Bright and beautiful Four Corners Gold beans are truly light-returning and life-renewing. photo by Muffin Burgess
An important heirloom for the season– used by Native cultures of the Southwest since time-immemorial to celebrate the Winter Solstice—is the festive yellow and white Four Corners Gold Bean (aka Zuni Gold). It will lend itself to any hearty dish you may want to have simmering in a crock pot ready to drive off any chill from ski-ing, hiking, cycling, or dog-walking thru these short wintry days.
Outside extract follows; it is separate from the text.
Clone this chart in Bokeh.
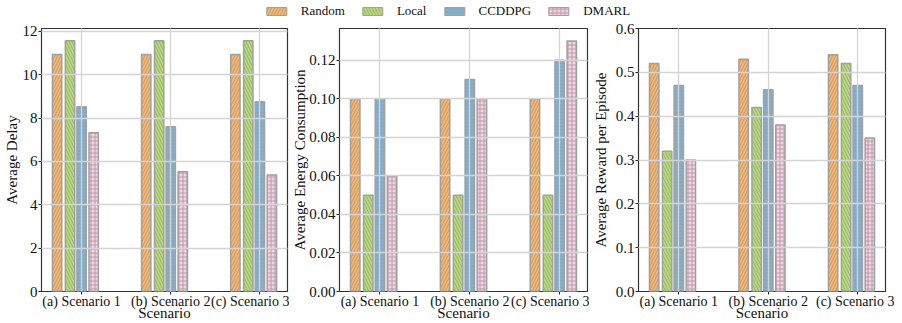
from bokeh.plotting import figure
from bokeh.layouts import column, row
from bokeh.models import Range1d, FixedTicker, Legend, LegendItem, ColumnDataSource
from bokeh.embed import file_html
from bokeh.resources import INLINE

# ---------------- data ----------------
scenarios = ["(a) Scenario 1", "(b) Scenario 2", "(c) Scenario 3"]
methods = ["Random", "Local", "CCDDPG", "DMARL"]

delay_random = [10.93, 10.93, 10.93]
delay_local = [11.57, 11.57, 11.57]
delay_ccddpg = [8.52, 7.6, 8.75]
delay_dmarl = [7.32, 5.52, 5.37]

energy_random = [0.10, 0.10, 0.10]
energy_local = [0.05, 0.05, 0.05]
energy_ccddpg = [0.10, 0.11, 0.12]
energy_dmarl = [0.06, 0.10, 0.13]

reward_random = [0.52, 0.53, 0.54]
reward_local = [0.32, 0.42, 0.52]
reward_ccddpg = [0.47, 0.46, 0.47]
reward_dmarl = [0.30, 0.38, 0.35]

delay_ticks = [0, 2, 4, 6, 8, 10, 12]
energy_ticks = [0.00, 0.02, 0.04, 0.06, 0.08, 0.10, 0.12]
reward_ticks = [0.0, 0.1, 0.2, 0.3, 0.4, 0.5, 0.6]

# ---------------- style ----------------
FONT = "Liberation Serif"
colors = ["#FDB462", "#B3DE69", "#80B1D3", "#FCCDE5"]
hatches = ["/", "\\", "-", "+"]
hatch_scales = [6, 6, 3.5, 4]
offsets = [-0.275, -0.13, 0.0, 0.135]
BAR_W = 0.105
EDGE = "#A0A0A0"
HATCH = "#9A9A9A"
X0, X1 = -0.45, 2.31
TXT = "#111111"
ROW_H = 301


def make_panel(series, ylabel, ymax, yticks, fmt, width, left, right, ystand):
    p = figure(width=width, height=ROW_H, output_backend="svg", toolbar_location=None,
               x_range=Range1d(X0, X1), y_range=Range1d(0, ymax),
               min_border_left=left, min_border_right=right,
               min_border_top=6, min_border_bottom=20)
    xs = list(range(len(scenarios)))
    for k, vals in enumerate(series):
        src = ColumnDataSource(dict(x=[x + offsets[k] for x in xs], top=vals))
        p.vbar(x="x", top="top", width=BAR_W, bottom=0, source=src,
               fill_color=colors[k], line_color=EDGE, line_width=1.5,
               hatch_pattern=hatches[k], hatch_color=HATCH, hatch_weight=0.8,
               hatch_scale=hatch_scales[k])
    p.xaxis.ticker = FixedTicker(ticks=xs)
    p.xaxis.major_label_overrides = {i: s for i, s in enumerate(scenarios)}
    p.yaxis.ticker = FixedTicker(ticks=yticks)
    p.yaxis.major_label_overrides = {t: fmt.format(t) for t in yticks}
    for ax in (p.xaxis, p.yaxis):
        ax.axis_line_color = None
        ax.major_tick_line_color = "#222222"
        ax.major_tick_out = 3
        ax.major_tick_in = 0
        ax.minor_tick_line_color = None
        ax.major_label_text_font = FONT
        ax.major_label_text_font_size = "15px"
        ax.major_label_text_color = TXT
        ax.axis_label_text_font = FONT
        ax.axis_label_text_font_size = "15px"
        ax.axis_label_text_font_style = "normal"
        ax.axis_label_text_color = TXT
    p.xaxis.major_label_text_font_size = "14px"
    p.xaxis.major_label_standoff = -1
    p.xaxis.axis_label = "Scenario"
    p.xaxis.axis_label_standoff = -7
    p.yaxis.major_label_standoff = 1
    p.yaxis.axis_label = ylabel
    p.yaxis.axis_label_standoff = ystand
    p.grid.grid_line_color = "#D4D4D4"
    p.grid.grid_line_width = 1.3
    p.grid.level = "overlay"
    p.outline_line_color = "#333333"
    p.outline_line_width = 1.2
    p.background_fill_color = "white"
    return p


p1 = make_panel([delay_random, delay_local, delay_ccddpg, delay_dmarl],
                "Average Delay", 12.13, delay_ticks, "{:.0f}", 289, 36, 2, 0)
p2 = make_panel([energy_random, energy_local, energy_ccddpg, energy_dmarl],
                "Average Energy Consumption", 0.1365, energy_ticks, "{:.2f}", 300, 48, 2, -2)
p3 = make_panel([reward_random, reward_local, reward_ccddpg, reward_dmarl],
                "Average Reward per Episode", 0.6, reward_ticks, "{:.1f}", 305, 48, 9, 4)

# ---------------- legend strip ----------------
lf = figure(width=894, height=22, output_backend="svg", toolbar_location=None,
            x_range=Range1d(0, 1), y_range=Range1d(0, 1),
            x_axis_type=None, y_axis_type=None, min_border=0)
lf.outline_line_color = None
lf.grid.visible = False
items = []
for k, m in enumerate(methods):
    r = lf.vbar(x=[0.5], top=[0.6], bottom=[0.4], width=0.001, fill_color=colors[k],
                line_color=EDGE, line_width=1.0, hatch_pattern=hatches[k],
                hatch_color=HATCH, hatch_weight=0.8, hatch_scale=hatch_scales[k])
    items.append(LegendItem(label=m, renderers=[r]))
# white cover so that only the legend swatches are seen
lf.quad(left=[-1], right=[2], bottom=[-1], top=[2], fill_color="white", line_color=None)
leg = Legend(items=items, orientation="horizontal", location="center",
             glyph_width=25, glyph_height=10, label_standoff=12, spacing=15,
             label_height=10, label_text_baseline="middle",
             label_text_font=FONT, label_text_font_size="13px",
             label_text_color=TXT, border_line_color=None,
             background_fill_alpha=0, padding=0, margin=0)
lf.add_layout(leg, "center")

layout = column(lf, row(p1, p2, p3))
open("out.html", "w").write(file_html(layout, INLINE))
Try them in a bean soup with an oxtail from Jojoba Beef at the farmers’ market; or as chile beans with Native Seeds/SEARCH’s amazing chilpotle chile powder; or as a dip mashed with a Tarahumara bean masher, dashes of Red Devil tabasco sauce and 1 tsp of cumin powder.

“Moon Beans” spiced with Pipian Rojo Mole from Mano y Metate makes an exceptionally festive vegetarian dish! photo by Muffin Burgess
My grandmother always served us black-eyed peas for New Year’s telling us grandkids that the number of them we ate was the number of dollars we would make in the new year. In her tradition of black-eyed peas, as New Year’s approaches, I like to fix a Southwestern version of black-eyes: Moon Beans! For a festive flavor try moon beans with pipian rojo mole as a centerpiece dish, adding the prepared mole powder from Mano y Metate in the last half hour of bean cooking.
Solar-cooked Moon Beans can be downright celestial. If December 30 or 31 is going to be sunny, and if you know you will be “hanging out” available for re-orienting your solar oven every ½ hour or hour, soak your Moon Beans the night before, change the water next day, and in a saucepan with plenty of drinking water add a ham hock and/or chopped onions and veggies to your Moon Beans. A few hours of solar cookery will provide a New Year’s home-made feast worth a million dollars.